Leave the pictures out, and output exactly the lines from the one containing "Clone this chart in matplotlib." through the one containing "ax = fig.add_axes([0.133, 0.139, 0.887, 0.807])".

+++

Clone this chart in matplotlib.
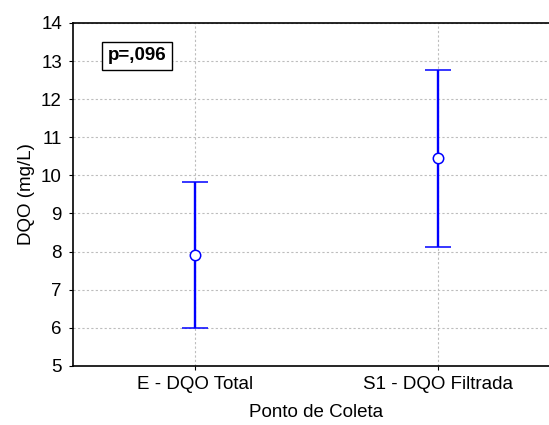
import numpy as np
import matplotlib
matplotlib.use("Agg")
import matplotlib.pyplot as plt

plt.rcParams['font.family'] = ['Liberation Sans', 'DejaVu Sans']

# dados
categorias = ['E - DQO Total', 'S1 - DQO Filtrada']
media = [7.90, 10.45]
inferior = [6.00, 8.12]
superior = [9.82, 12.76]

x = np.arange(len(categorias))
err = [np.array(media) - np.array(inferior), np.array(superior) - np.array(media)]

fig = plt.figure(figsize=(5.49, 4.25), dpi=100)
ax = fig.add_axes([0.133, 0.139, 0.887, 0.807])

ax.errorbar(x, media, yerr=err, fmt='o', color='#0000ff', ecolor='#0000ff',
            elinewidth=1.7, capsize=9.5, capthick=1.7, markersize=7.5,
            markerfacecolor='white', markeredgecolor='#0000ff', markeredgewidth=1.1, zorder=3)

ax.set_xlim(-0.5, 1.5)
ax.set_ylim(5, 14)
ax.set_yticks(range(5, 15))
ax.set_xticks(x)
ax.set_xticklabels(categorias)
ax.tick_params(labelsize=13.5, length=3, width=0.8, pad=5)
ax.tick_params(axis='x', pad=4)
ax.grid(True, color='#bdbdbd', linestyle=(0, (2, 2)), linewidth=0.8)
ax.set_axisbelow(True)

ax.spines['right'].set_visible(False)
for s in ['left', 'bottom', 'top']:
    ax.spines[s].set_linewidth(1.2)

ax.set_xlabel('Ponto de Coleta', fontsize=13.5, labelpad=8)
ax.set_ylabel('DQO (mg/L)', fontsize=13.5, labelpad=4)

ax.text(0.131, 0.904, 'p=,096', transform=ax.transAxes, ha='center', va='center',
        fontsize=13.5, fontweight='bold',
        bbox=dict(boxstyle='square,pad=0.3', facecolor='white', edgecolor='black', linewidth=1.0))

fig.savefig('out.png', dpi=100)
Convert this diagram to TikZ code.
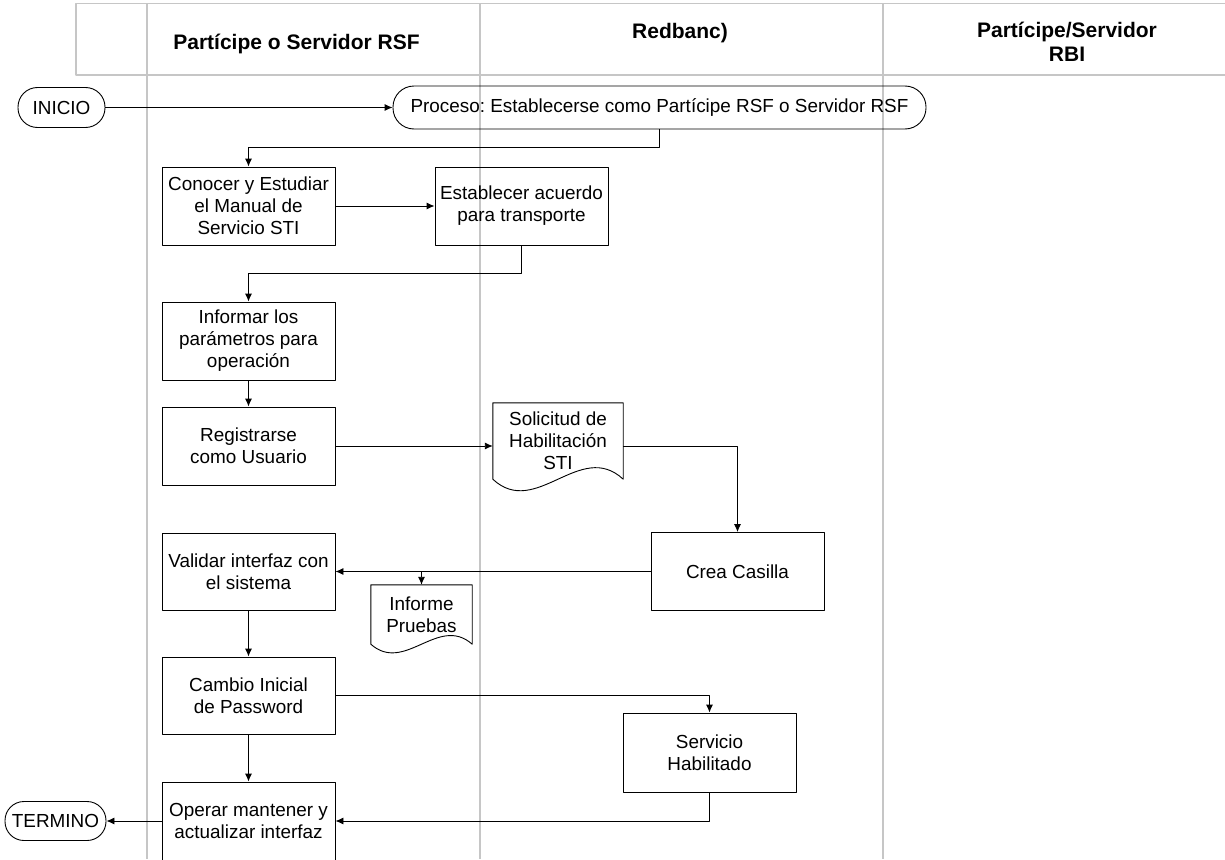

+++

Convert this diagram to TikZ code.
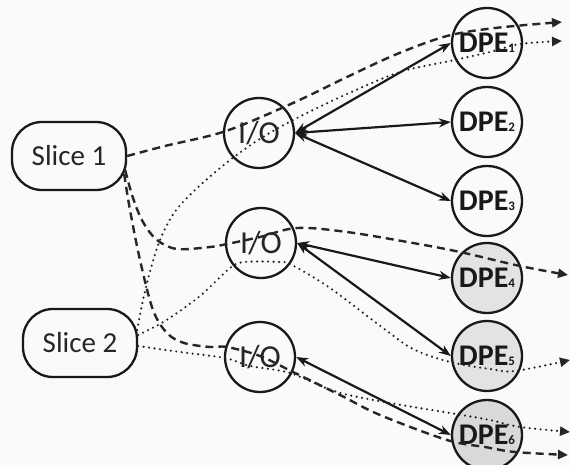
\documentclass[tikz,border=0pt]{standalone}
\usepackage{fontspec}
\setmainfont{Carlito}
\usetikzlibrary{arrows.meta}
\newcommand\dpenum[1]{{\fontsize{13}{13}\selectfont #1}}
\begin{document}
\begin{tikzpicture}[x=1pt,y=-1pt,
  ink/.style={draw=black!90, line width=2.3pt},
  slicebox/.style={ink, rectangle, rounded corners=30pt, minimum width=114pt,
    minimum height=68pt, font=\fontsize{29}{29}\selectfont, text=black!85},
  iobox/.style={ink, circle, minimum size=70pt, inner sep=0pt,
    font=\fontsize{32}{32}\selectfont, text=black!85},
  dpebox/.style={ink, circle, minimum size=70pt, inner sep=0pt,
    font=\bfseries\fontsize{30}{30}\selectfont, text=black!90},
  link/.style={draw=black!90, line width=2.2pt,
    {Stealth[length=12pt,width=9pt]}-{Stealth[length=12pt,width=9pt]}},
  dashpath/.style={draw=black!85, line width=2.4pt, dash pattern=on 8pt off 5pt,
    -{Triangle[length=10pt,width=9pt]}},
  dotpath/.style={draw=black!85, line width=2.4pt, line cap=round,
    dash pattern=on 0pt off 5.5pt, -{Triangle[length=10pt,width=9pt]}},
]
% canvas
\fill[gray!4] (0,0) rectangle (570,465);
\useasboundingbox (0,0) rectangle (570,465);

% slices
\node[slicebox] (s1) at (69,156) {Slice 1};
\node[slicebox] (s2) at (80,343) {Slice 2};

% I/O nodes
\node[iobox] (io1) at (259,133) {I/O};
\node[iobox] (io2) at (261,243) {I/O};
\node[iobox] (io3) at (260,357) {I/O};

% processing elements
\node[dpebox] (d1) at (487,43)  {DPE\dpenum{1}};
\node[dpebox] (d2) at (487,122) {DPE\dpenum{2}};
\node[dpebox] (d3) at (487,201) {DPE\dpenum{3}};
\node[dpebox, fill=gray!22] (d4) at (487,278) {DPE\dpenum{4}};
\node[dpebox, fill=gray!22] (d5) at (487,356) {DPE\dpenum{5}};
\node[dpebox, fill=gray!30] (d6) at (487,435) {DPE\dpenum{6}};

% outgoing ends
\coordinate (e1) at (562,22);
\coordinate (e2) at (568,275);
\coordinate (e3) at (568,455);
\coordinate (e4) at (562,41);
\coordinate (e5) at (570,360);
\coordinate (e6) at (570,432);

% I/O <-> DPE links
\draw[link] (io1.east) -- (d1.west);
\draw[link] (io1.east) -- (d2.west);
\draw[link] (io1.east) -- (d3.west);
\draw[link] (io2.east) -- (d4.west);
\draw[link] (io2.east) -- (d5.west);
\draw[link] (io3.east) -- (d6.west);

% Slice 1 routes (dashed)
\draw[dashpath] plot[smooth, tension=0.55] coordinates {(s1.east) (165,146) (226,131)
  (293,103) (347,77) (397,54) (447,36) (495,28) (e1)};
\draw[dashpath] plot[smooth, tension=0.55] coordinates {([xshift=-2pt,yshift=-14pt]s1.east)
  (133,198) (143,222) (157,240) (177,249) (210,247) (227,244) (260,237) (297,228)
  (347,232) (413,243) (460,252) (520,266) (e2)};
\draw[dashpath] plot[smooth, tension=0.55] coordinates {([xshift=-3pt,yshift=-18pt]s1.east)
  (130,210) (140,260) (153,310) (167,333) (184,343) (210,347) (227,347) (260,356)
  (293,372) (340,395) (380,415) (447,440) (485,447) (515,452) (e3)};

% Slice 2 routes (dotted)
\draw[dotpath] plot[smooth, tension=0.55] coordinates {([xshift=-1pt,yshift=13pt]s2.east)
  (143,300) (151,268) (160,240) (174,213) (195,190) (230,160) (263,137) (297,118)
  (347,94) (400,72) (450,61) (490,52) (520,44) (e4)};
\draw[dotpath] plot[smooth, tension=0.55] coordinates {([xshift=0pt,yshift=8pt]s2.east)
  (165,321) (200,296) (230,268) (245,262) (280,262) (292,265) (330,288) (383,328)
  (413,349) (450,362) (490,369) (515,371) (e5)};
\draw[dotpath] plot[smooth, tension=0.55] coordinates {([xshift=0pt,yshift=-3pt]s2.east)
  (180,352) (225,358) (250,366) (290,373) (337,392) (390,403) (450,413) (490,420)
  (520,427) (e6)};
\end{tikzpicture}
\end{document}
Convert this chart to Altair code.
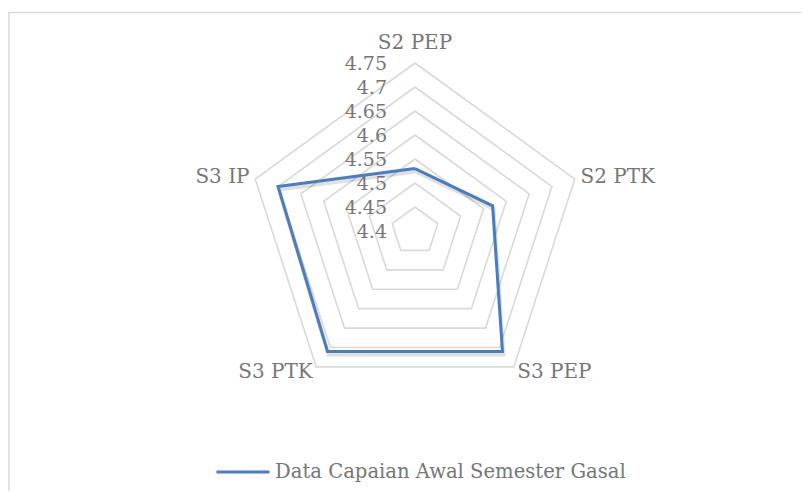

+++

*Output for this task*:
Clone this chart in matplotlib.
import numpy as np
import matplotlib
matplotlib.use("Agg")
import matplotlib.pyplot as plt

plt.rcParams['font.family'] = ['Liberation Sans', 'DejaVu Sans']

# dados
categorias = ['E - DQO Total', 'S1 - DQO Filtrada']
media = [7.90, 10.45]
inferior = [6.00, 8.12]
superior = [9.82, 12.76]

x = np.arange(len(categorias))
err = [np.array(media) - np.array(inferior), np.array(superior) - np.array(media)]

fig = plt.figure(figsize=(5.49, 4.25), dpi=100)
ax = fig.add_axes([0.133, 0.139, 0.887, 0.807])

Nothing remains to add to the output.